Forming part of the government’s strategy to reach the legally-binding net zero target by 2050, officials said the funding – announced last year – will create thousands of jobs while cutting emissions by two-thirds over 15 years.
Setting out how the £1bn will be spent, the Department for Business, Energy & Industrial Strategy said an initial £171m has been allocated to nine green tech projects in Scotland, south Wales and northern England to study the rollout of infrastructure such as carbon capture and storage (CCS).
Local authorities across England were being allocated £932m to fund green upgrades to public buildings including schools, hospitals and council buildings in 429 projects across England.
Mr Kwarteng said that reaching the net zero target “will require extensive change across our economy” and insisted that ahead of the critical climate summit in Glasgow — Cop26 — “the UK is showing the world how we can cut emissions, create jobs and unleash private investment and economic growth”.
But the shadow business secretary Ed Miliband responded: “Once again, the government talks a big game on green but doesn’t deliver with nearly the scale or ambition that’s necessary.
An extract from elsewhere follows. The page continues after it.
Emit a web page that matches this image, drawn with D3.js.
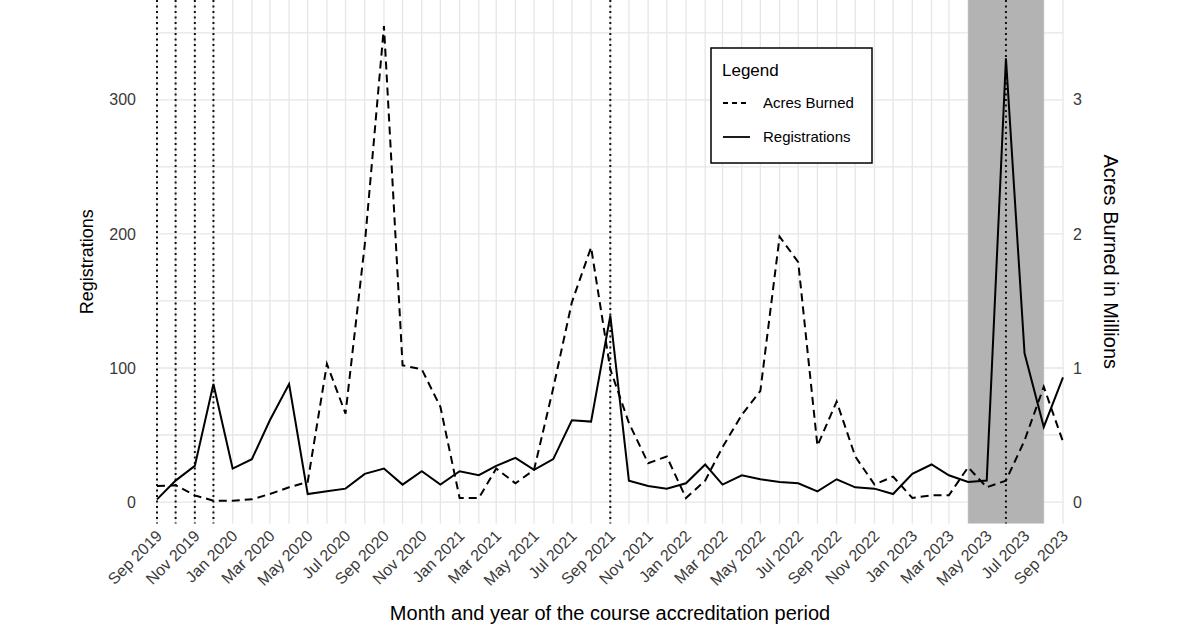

None of this money is new — these announcements simply allocate money already announced.”
He added: “Strip away the rhetoric and we see the fact that while Germany is investing €7bn in hydrogen strategy our government is investing a tiny fraction of that.”
Mr Miliband said the Budget unveiled by Rishi Sunak, the chancellor, a fortnight ago had failed the steel, automotive and aerospace industries, claiming: “Once again the government appears to have nothing to say about those key sectors.
“And on buildings, we still have no long-term government strategy about how to decarbonise housing and no account for the £1bn cut to the green homes grant.”
Dr Doug Parr, the chief scientist at Greenpeace UK, said: “It’s important that the government takes a proper look at decarbonising industry but it has focused on propping up business as usual by bolting carbon capture technologies onto fossil-fuel based industries, rather than exploring a range of routes to zero emissions.
“There may be a few areas where this looks like the only option, but to rely on it as an over-arching strategy for industry is risky. We are putting all of our eggs in the CCS basket, and no-one who understands the problems CCS has encountered on costs and performance can say with confidence that it will deliver.”